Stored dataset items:

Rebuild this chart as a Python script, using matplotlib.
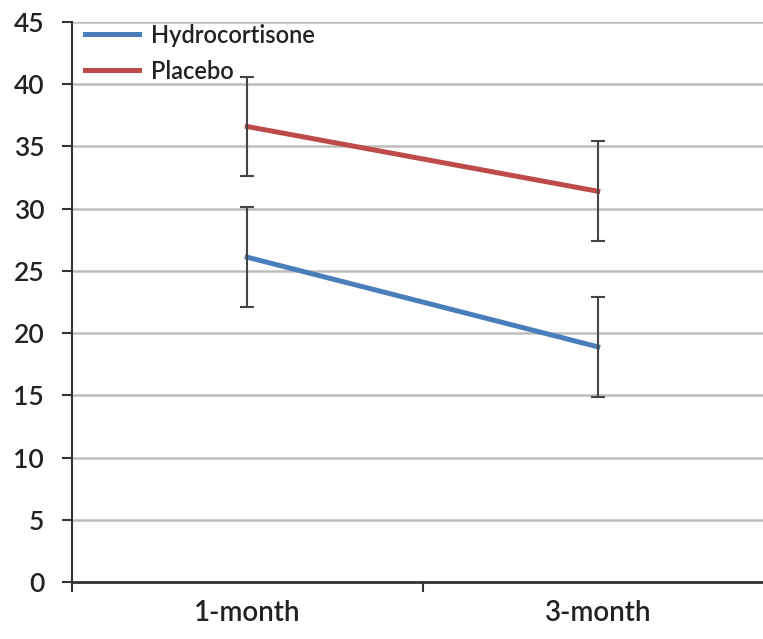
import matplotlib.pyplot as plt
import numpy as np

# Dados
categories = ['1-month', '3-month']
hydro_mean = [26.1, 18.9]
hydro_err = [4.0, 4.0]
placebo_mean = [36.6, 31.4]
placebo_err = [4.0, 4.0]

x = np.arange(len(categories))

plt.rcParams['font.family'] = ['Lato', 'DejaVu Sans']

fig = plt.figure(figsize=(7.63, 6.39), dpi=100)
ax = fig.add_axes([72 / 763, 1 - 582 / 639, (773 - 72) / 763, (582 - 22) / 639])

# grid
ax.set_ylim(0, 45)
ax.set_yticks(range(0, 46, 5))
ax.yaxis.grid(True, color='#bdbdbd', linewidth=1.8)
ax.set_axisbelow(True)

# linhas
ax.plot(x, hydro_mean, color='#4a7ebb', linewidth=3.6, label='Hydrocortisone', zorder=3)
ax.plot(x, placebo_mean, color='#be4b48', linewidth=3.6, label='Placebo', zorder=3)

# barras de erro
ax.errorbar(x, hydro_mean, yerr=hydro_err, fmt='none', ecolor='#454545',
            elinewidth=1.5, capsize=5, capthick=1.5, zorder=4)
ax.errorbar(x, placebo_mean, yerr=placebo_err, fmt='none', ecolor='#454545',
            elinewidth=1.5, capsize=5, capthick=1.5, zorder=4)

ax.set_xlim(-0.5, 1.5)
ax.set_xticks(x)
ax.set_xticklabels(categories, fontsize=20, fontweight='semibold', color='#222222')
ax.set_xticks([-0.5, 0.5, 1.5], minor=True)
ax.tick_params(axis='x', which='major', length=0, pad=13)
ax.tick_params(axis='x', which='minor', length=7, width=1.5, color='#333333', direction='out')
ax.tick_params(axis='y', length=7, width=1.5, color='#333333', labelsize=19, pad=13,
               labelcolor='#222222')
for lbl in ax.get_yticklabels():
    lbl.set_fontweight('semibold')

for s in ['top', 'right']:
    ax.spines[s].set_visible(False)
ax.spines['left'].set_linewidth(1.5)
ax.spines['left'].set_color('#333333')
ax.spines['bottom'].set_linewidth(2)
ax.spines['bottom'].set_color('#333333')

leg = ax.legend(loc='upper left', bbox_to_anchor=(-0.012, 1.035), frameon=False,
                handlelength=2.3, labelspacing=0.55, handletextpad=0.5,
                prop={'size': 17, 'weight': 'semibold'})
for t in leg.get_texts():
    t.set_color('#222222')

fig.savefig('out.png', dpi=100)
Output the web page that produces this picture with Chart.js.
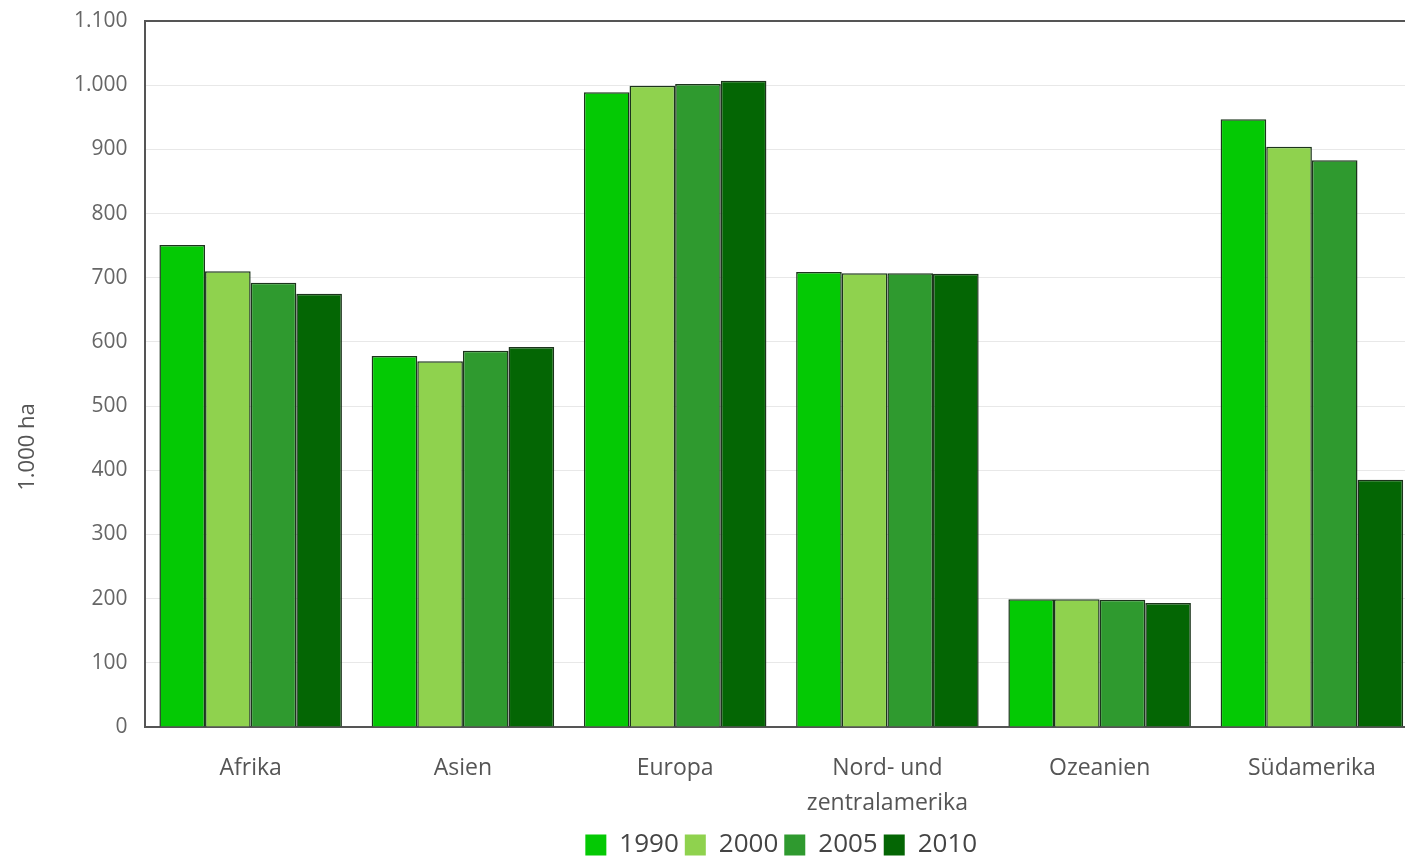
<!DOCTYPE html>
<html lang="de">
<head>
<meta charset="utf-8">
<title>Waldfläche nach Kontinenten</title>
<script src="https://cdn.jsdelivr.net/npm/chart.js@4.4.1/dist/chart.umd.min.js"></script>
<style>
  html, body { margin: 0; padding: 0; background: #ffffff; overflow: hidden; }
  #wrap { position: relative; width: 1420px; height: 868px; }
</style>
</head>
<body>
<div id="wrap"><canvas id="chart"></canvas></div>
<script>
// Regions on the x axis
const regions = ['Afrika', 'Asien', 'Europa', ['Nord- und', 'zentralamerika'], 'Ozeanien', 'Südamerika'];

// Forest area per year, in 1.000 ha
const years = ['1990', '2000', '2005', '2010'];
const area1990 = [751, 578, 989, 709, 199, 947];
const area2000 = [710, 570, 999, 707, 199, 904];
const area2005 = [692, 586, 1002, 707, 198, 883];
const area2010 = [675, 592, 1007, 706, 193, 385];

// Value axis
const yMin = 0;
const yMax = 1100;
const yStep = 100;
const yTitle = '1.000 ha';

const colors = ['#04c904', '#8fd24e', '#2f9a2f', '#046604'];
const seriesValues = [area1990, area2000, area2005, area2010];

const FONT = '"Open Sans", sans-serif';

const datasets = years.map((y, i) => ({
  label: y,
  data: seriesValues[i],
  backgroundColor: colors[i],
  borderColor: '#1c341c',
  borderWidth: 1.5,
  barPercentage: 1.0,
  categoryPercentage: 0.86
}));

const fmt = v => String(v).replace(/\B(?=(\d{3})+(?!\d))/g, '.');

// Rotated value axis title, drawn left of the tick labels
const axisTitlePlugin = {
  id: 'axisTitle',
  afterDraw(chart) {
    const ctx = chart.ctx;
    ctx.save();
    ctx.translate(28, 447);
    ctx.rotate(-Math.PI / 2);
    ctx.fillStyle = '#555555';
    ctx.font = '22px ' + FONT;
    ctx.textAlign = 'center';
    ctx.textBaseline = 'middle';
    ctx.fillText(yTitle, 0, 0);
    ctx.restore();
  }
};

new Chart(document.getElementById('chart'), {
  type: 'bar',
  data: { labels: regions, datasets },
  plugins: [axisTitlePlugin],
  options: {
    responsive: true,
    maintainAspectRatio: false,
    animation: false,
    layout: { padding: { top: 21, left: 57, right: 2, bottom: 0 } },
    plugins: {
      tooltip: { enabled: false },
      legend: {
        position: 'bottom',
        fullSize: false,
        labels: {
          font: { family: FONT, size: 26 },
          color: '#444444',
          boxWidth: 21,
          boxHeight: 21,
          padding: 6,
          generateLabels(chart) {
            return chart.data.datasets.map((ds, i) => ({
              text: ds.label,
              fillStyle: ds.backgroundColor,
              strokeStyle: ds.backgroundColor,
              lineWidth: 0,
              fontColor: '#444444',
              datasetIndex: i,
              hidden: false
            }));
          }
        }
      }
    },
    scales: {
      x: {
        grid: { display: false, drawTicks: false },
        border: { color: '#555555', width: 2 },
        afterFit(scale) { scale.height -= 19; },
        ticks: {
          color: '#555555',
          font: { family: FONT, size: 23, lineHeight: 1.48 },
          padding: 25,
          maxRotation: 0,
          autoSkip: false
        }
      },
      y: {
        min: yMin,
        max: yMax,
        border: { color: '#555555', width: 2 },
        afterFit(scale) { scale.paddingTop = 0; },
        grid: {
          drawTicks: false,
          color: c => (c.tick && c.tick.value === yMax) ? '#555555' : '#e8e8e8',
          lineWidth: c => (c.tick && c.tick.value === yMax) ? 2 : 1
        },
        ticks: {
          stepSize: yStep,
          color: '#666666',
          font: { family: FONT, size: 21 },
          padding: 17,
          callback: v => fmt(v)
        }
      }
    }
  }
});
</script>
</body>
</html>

## GIVEN TASK
Leave the pictures out and repeat exactly the lines from the beginning of the records to the line bearing "plt.rcParams['font.family'] = ['Lato', 'DejaVu", both ends counted.

## RIGHT ANSWER
Rebuild this chart as a Python script, using matplotlib.
import matplotlib.pyplot as plt
import numpy as np

# Dados
categories = ['1-month', '3-month']
hydro_mean = [26.1, 18.9]
hydro_err = [4.0, 4.0]
placebo_mean = [36.6, 31.4]
placebo_err = [4.0, 4.0]

x = np.arange(len(categories))

plt.rcParams['font.family'] = ['Lato', 'DejaVu Sans']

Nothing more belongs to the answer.